In uns ist das geheimnisvolle Sensorium für „das Schöne“ angelegt, und es ist überhaupt nicht klar, was es damit auf sich hat.

Dass das Schöne eine Grammatik, oder diverse Grammatiken hat, das haben viele Künstler realisiert und in ihrem Werk verwirklicht. Aber das ist ein Thema, das ich an anderer Stelle noch einmal aufgreifen werde.

Die Regeln des Schönen entnehmen die Künstler der Anschauung der Natur.

Schönheit in der Natur ist keine Fiktion der menschlichen Wahrnehmung, sondern eine Gegebenheit, eine Realität, deren sich der Mensch bewusst wird, der sie erlebt.

Aber das ist ein anderes Thema.

Das Thema hier ist, dass  Kunst keine Einsichten  vermittelt, über die ein sensibler, gebildeter Mensch nicht selbst schon verfügt.

Soweit zur klassischen Kunst.

Die moderne Kunst, ab den späten Jahren des 19. Jhd., beschäftigt sich dagegen hauptsächlich mit sich selbst.

Die mühsam erworbenen Erkenntnisse und Ordnungen der klassischen Malerei werden niedergerissen und zerstört, gleichzeitig wird das Prädikat „Kunst“ mit seiner quasireligiösen Qualität eitel beansprucht.

Moderne Künstler beziehen sich zu großen Teilen auf ihre Vorgänger und wenig auf das Leben oder die Natur, und dementsprechend sind auch die Kunstgeschichten völlig leer von irgendwelchen Erläuterungen, worum es den Künstlern des 20. Jhd. eigentlich ging. Es ging ihnen in der Regel um nichts.

Ein leeres Theater, ein Spiel mit der menschlichen Neigung, Sinn hineinzudichten in Angelegenheiten ohne Sinn, oftmals angetrieben von einem Bestreben, im Prozess der Auflösung kultureller Strukturen noch einen Schritt weiter zu gehen.

Der moderne Künstler tritt gerne mit dem Anspruch auf, das ästhetische Gesetz, oder die Ausdrucksweise des Sinns aus sich selbst zu erschaffen, gleichsam aus dem Boden zu stampfen. Das ist allerdings vollkommen dämlich und weltfremd.

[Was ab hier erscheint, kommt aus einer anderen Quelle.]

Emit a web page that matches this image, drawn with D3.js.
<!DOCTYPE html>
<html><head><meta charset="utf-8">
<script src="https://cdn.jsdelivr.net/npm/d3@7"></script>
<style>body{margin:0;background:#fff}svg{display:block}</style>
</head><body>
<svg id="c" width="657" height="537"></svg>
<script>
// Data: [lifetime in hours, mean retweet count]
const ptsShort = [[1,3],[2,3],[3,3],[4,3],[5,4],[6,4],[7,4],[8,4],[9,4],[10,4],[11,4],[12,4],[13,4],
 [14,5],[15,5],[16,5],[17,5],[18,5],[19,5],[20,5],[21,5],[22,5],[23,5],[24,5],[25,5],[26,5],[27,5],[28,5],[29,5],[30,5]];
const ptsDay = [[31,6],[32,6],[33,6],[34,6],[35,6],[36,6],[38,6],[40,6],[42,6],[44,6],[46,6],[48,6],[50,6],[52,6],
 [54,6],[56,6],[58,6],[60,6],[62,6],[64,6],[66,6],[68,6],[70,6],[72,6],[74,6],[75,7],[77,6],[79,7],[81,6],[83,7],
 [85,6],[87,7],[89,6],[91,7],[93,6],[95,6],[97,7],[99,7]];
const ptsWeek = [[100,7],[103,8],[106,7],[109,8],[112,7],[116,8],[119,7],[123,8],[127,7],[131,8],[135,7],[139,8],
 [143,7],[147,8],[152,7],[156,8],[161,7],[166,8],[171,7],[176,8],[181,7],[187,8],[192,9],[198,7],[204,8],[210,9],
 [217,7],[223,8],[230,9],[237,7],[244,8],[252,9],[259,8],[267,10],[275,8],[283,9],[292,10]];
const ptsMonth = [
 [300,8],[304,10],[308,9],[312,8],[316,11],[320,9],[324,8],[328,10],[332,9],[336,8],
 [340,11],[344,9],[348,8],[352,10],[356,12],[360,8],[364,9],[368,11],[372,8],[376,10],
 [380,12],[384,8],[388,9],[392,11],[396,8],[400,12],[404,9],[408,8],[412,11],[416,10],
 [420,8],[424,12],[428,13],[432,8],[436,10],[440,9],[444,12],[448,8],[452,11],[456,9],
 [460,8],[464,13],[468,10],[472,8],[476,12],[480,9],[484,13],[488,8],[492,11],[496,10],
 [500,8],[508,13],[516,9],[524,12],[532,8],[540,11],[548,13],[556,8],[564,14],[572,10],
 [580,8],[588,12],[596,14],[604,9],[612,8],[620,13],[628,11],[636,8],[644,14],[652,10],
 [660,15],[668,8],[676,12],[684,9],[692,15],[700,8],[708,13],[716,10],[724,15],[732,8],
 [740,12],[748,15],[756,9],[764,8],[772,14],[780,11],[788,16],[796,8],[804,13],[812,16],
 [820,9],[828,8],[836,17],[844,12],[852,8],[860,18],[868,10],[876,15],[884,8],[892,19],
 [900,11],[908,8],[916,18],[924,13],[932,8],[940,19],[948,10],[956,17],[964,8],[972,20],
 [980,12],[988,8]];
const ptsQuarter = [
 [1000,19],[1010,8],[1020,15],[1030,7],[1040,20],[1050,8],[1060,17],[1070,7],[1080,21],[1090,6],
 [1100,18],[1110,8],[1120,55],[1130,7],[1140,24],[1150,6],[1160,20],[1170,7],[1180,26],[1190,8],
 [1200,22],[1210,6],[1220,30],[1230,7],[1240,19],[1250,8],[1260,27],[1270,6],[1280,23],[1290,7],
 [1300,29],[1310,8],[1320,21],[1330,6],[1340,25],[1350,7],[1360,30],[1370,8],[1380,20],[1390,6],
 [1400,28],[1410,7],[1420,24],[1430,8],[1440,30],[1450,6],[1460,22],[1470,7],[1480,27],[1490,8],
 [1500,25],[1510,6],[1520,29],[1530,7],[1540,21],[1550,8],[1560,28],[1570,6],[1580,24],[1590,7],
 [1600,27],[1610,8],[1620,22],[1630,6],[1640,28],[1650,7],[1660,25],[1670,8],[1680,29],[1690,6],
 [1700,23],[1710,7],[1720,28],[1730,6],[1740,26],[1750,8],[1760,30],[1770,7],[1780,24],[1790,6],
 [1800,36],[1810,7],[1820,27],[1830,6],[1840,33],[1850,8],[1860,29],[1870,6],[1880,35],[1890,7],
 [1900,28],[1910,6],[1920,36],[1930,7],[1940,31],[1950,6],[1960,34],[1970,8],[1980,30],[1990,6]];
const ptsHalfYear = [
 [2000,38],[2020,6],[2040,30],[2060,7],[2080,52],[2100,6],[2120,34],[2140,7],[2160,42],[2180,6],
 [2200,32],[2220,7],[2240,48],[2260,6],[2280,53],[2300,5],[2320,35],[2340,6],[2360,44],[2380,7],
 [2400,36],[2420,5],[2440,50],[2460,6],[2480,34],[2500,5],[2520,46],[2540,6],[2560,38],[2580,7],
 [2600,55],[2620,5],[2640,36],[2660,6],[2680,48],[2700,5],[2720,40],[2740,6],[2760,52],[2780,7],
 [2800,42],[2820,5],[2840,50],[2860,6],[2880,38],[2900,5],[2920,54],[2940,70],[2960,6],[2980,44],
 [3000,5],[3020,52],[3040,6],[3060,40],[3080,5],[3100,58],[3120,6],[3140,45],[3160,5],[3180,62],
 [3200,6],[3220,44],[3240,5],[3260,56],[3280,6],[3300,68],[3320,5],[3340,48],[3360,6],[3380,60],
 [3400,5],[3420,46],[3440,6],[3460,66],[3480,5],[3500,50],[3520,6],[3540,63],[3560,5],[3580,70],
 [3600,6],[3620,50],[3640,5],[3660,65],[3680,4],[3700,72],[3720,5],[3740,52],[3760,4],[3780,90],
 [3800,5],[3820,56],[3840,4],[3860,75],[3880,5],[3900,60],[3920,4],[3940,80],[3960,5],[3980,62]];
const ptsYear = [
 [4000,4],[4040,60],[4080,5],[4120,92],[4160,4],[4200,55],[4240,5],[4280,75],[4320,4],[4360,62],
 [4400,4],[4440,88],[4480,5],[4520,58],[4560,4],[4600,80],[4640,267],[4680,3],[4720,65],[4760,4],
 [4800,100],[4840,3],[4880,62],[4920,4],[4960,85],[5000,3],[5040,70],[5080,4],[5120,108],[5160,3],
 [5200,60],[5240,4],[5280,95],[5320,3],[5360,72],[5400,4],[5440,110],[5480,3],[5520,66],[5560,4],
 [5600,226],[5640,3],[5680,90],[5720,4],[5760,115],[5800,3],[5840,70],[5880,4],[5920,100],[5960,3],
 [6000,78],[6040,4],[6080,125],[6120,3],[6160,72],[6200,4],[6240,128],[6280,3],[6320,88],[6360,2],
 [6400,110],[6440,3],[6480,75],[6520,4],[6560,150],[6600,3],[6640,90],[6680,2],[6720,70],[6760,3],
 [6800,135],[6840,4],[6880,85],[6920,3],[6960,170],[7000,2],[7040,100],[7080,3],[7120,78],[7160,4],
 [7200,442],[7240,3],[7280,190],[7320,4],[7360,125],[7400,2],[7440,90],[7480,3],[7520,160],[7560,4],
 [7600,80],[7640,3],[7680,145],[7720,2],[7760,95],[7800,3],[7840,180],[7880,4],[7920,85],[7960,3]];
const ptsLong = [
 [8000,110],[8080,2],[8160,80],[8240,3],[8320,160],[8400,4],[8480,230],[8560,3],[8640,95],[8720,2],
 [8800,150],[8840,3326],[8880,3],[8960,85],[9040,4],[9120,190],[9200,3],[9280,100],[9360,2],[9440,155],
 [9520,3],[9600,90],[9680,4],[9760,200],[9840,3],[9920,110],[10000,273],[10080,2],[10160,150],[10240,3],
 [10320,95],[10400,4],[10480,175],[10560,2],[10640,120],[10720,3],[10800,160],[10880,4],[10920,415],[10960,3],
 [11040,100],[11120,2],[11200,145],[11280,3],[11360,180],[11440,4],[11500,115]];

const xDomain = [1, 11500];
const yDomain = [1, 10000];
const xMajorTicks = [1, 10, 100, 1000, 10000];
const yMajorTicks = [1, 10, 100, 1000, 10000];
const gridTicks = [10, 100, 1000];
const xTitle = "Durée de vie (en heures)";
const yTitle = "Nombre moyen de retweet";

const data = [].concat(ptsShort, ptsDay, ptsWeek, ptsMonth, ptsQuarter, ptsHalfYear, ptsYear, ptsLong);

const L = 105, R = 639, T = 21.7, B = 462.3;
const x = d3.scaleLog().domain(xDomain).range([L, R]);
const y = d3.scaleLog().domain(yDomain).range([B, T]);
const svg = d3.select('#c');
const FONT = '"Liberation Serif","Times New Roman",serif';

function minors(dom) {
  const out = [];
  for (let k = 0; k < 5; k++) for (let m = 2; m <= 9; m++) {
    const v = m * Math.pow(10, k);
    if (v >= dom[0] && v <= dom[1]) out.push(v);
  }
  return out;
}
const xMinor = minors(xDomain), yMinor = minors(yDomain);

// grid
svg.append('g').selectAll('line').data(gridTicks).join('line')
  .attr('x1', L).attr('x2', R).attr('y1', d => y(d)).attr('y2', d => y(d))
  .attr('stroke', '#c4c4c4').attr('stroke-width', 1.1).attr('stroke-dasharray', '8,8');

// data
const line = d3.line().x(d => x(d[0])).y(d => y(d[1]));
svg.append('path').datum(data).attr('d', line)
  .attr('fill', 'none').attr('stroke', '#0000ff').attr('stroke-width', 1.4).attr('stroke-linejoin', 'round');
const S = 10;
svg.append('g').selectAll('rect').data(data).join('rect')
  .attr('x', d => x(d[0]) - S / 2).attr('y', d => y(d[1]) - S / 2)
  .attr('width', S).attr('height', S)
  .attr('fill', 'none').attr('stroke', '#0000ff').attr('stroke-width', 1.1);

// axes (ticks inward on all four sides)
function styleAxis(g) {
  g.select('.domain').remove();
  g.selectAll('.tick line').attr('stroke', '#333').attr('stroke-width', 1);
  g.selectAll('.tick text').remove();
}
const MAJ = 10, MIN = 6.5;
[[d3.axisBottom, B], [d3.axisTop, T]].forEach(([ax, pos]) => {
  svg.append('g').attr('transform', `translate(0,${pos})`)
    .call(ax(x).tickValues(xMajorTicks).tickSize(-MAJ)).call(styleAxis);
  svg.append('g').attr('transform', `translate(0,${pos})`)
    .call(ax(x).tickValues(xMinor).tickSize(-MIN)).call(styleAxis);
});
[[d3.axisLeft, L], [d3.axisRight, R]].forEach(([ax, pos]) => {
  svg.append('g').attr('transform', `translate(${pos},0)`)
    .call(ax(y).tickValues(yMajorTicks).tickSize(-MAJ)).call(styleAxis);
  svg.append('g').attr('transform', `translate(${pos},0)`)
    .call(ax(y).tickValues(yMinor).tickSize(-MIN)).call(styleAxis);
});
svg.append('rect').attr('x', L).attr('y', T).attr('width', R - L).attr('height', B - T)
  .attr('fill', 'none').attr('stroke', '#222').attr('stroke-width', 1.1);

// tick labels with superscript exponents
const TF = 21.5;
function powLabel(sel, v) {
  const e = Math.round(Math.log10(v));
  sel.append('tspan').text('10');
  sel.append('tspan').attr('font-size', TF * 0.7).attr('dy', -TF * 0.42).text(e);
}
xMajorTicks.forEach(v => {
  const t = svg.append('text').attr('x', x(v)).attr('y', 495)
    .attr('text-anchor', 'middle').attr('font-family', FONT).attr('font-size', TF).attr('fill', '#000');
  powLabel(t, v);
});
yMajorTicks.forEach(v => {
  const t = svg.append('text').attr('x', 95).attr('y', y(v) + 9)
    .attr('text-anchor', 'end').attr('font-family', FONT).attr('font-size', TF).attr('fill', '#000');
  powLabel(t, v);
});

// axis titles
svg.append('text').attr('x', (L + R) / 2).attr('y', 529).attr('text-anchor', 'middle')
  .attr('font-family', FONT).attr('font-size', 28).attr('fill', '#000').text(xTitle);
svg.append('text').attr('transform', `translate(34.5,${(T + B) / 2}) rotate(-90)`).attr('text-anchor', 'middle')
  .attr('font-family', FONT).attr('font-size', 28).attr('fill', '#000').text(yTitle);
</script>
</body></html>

Der Künstler bedient sich entweder der ästhetischen Sprache der Natur, oder er wird zum Narr. Es gibt keine Privatästhetik, keine ästhetische Privatsprache, die sich jemand ausdenken kann.

Der Glaube daran existiert nur deswegen, weil es einen Markt gibt, der mit gegenseitiger Bestätigung und hohen Preisen sicher stellt, dass gewisse moderne Kunstwerke unglaublich wertvoll sind.